A General Guide for Naval Ship Postcards


  1. United States:
    1. "POST CARD" allowed on back after December 24, 1901
    2. up to 1907 no messages were allowed on back, only address
    3. published Post Cards divided backs after March 1, 1907
  2. Divided backs
    1. Great Britain, January 1902
    2. Germany, 1905
    3. France, 1904?
  3. Use stamps as a ball park figure for age of a Post Card
  4. Written date by sender
  5. Modifications to ship (hard to spot sometimes)
  6. Port ship is in (i.e. a ship may have only visited a port once)
  7. Text on front or back
  8. Post Card back information
  9. From May 2, 1916 to approximately December 1918, British Ships were not allowed to be shown on Post Cards due to British censorship
  10. On June 3, 1918 the Inland postal rate was raised to 1d in Great Britian
  11. Flag the ship is flying (i.e. the ship could be a captured or resold ship)
  12. The history of the ship (launch, completion, sinking, break up, etc.)

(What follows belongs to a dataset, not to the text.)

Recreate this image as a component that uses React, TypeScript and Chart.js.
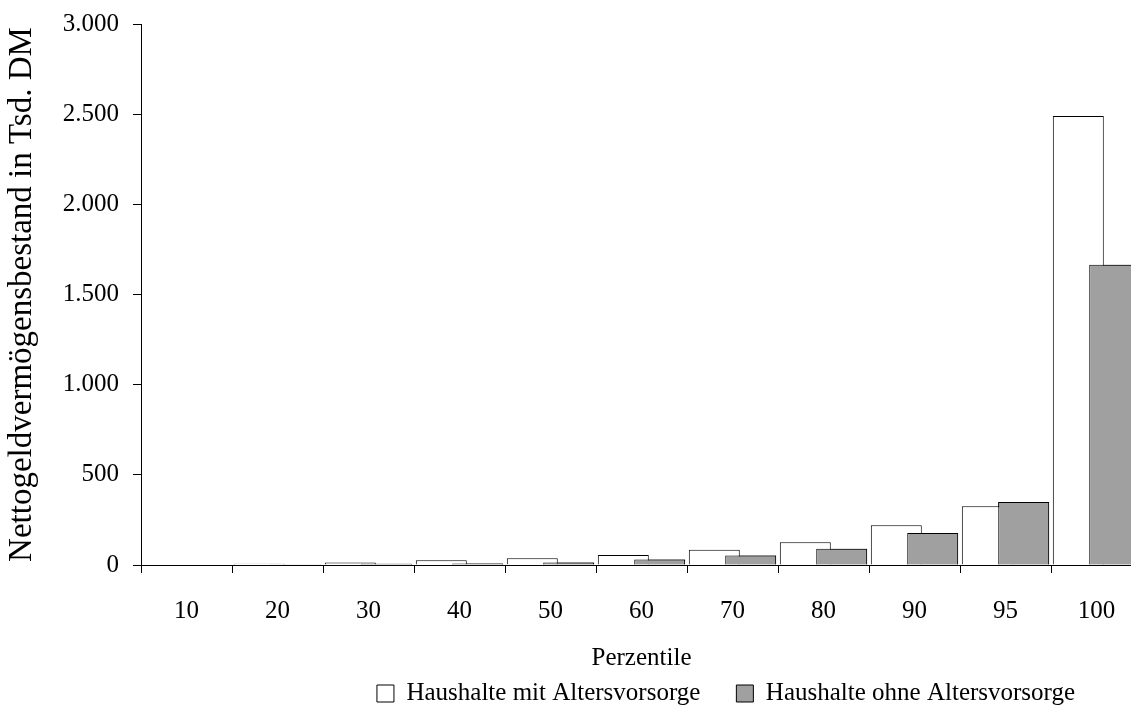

  13. Different colour divided back line means a line was added later to an old card or not parallel to side of card
  14. "This space used for communication", 1904+
  15. "This space for communication", 1907+
  16. publisher

An excellent source for Post Card back dates is the book - Prairie Fires and Paper Moons: The American Photographic Postcard:1900-1920 by Hal Morgan and Andreas Brown. Published by David R. Godine, Boston: 1981. This book focuses on the American postcards. The Appendix describes the methods for dating photographic postcards.